At first glance, the north entrance of Yellowstone National Park looks like the gateway to just another average park which has somewhat small hills and valleys in its midst. However, nothing could be further from the truth as you travel along the main roads once inside the Park and suddenly begin to see the overwhelmingly spectacular views of the mountains with their many peaks, valleys, hot springs and geysers.
The unbridled beauty of Yellowstone Park has been around for centuries, its wildlife making the many valleys and foothills, and in some cases, the sloped mountaintops their home. Aside from the amazing wildlife you will see throughout the Park, one of the first things you will notice upon entering the more scenic areas of Yellowstone is the stark contrast in colors to be found as far as the eye can see.
From the striking colors of Aquamarine to Dark Blue to Yellow to Orange, Red-brown, and Burgundy, Yellowstone’s many Hot Springs adds just the right pop of contrasting color against the already quite colorful foliage of the wilderness which surrounds them, becoming an even brighter showcase of various different hues in the fall when the trees in Yellowstone begin to change their color.
The roads winding through Yellowstone Park are known to be extremely scenic and along the way, you will be sure to see a variety of different birds and beautiful insects. Cecropia moths, comma butterflies and scores of bees can be found here at Yellowstone along with an abundance of bald eagles, trumpeter swans, common loons, ospreys, American white pelicans, and sandhill cranes, which all make their home at the Park, as do some of the more common species of birds such as warblers, sparrows, and more.
While at Yellowstone Park, you may also have the opportunity to see some of the Park’s more wilder animals, including bears, moose, deer, bison, bighorn sheep, mountain goats, coyotes, fox, pronghorn, and occasionally wolves and the more rare to see lynx.
Some of the more common and smaller mammals you may see at the Park include squirrels, rabbits, skunks, raccoons, badgers, otters, moles and mice, though some are nocturnal and you may not see them until the later hours of the day or at night. Whatever your desire is for viewing wildlife, you will be sure to find it here at Yellowstone along one of its many roads which wind through its wilderness.
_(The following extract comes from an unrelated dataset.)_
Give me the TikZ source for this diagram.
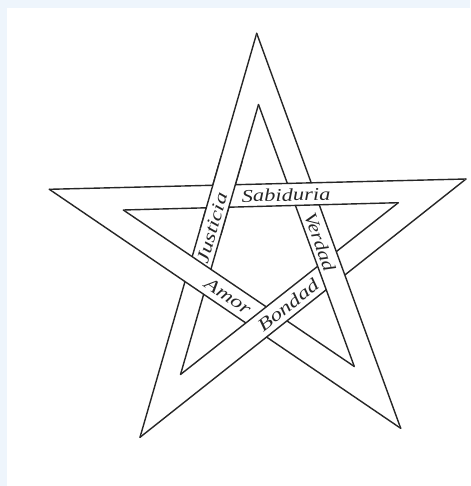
\documentclass[tikz,border=0pt]{standalone}
\usepackage{fontspec}
\setmainfont{Liberation Serif}
\usetikzlibrary{calc}

\begin{document}
\begin{tikzpicture}[x=1pt, y=-1pt]
    % Define colours
    \definecolor{borderColour}{HTML}{262626}
    \definecolor{frameColour}{HTML}{EEF5FC}

    % Define styles
    \tikzset{
        edge/.style={draw=borderColour, line width=1.4pt, line cap=round},
        word/.style={font=\itshape\fontsize{18}{18}\selectfont, text=borderColour, inner sep=0pt},
    }

    % Draw page
    \useasboundingbox (0,0) rectangle (470,486);
    \fill[frameColour] (0,0) rectangle (470,486);
    \fill[white] (7,8) rectangle (470,486);

    % Define outer tips
    \coordinate (oT) at (256.7,33.3);
    \coordinate (oL) at (49.3,189.3);
    \coordinate (oR) at (466,179);
    \coordinate (oBL) at (140,437.3);
    \coordinate (oBR) at (400.7,428.3);

    % Define inner tips
    \coordinate (iT) at (258.5,104.5);
    \coordinate (iL) at (123.3,210);
    \coordinate (iR) at (398.3,202.7);
    \coordinate (iBL) at (180.5,374.5);
    \coordinate (iBR) at (354.3,366.5);

    % Draw bands, each one over the one before
    \foreach \a/\b in {T/BL, L/BR, R/BL, T/BR, L/R} {
        \fill[white] (o\a) -- (o\b) -- (i\b) -- (i\a) -- cycle;
        \draw[edge] (o\a) -- (o\b) (i\a) -- (i\b);
    }

    % Put Justicia band back over Sabiduria band
    \coordinate (JS) at (intersection of oT--oBL and oL--oR);
    \begin{scope}
        \clip ($(JS)+(10,10)$) circle (40pt);
        \fill[white] (oT) -- (oBL) -- (iBL) -- (iT) -- cycle;
        \draw[edge] (oT) -- (oBL) (iT) -- (iBL);
    \end{scope}

    % Label bands
    \node[word, rotate=1.4, xscale=1.25] (sabiduria) at (286,195) {Sabiduria};
    \node[word, rotate=73.9, xscale=1.3] (justicia) at (212,228) {Justicia};
    \node[word, rotate=-70, xscale=1.2] (verdad) at (320,242) {Verdad};
    \node[word, rotate=-34.2, xscale=1.3] (amor) at (228,296) {Amor};
    \node[word, rotate=38.4, xscale=1.3] (bondad) at (288,305) {Bondad};
\end{tikzpicture}
\end{document}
While Yellowstone in the Spring, Summer and Fall months can be quite the spectacular sight with its eye catching array of various different colors and its generous abundance of wildlife which can be found in their natural habitat, it is also widely known to be extremely beautiful as it showcases its many thousands of frost covered trees and shows off the tips of its snow covered peaks and the ice covered depths of its many valleys during the cold winter months as well.
Winter in Yellowstone National Park can be brutal, and while many of its wildlife take refuge elsewhere during the cold, harsh winter months, some of the larger wildlife such as Yellowstone’s mammoth bison stay during the colder months, as do its wolves and a few other animals.
While there may be some parts of Yellowstone which may be great for sightseeing and for photo opportunities during these colder months, the majority of the Park’s roads remain closed during the winter and will not re-open until the thaws of the following Spring begin.
There are not only many scenic roads where you can enjoy the breathtaking view of the wildlife Yellowstone has to offer, but there are also dozens of natural hot springs, mudpots and geysers, including Yellowstone’s infamous Old Faithful, that you can enjoy while at the Park during the warmer months.
While visiting Yellowstone National Park, you will want to be sure to give yourself plenty of time to explore its massive mountains, lush forests, and crystal clear lakes as you take the time to learn of the astounding world of its wildlife while yet witnessing, firsthand, the awesomeness of its pristine beauty.
Come to Yellowstone and discover the intensely interesting rich history that had led to the conservation of one of America’s most beautiful and beloved Parks widely known to be “for the benefit and enjoyment of the people.”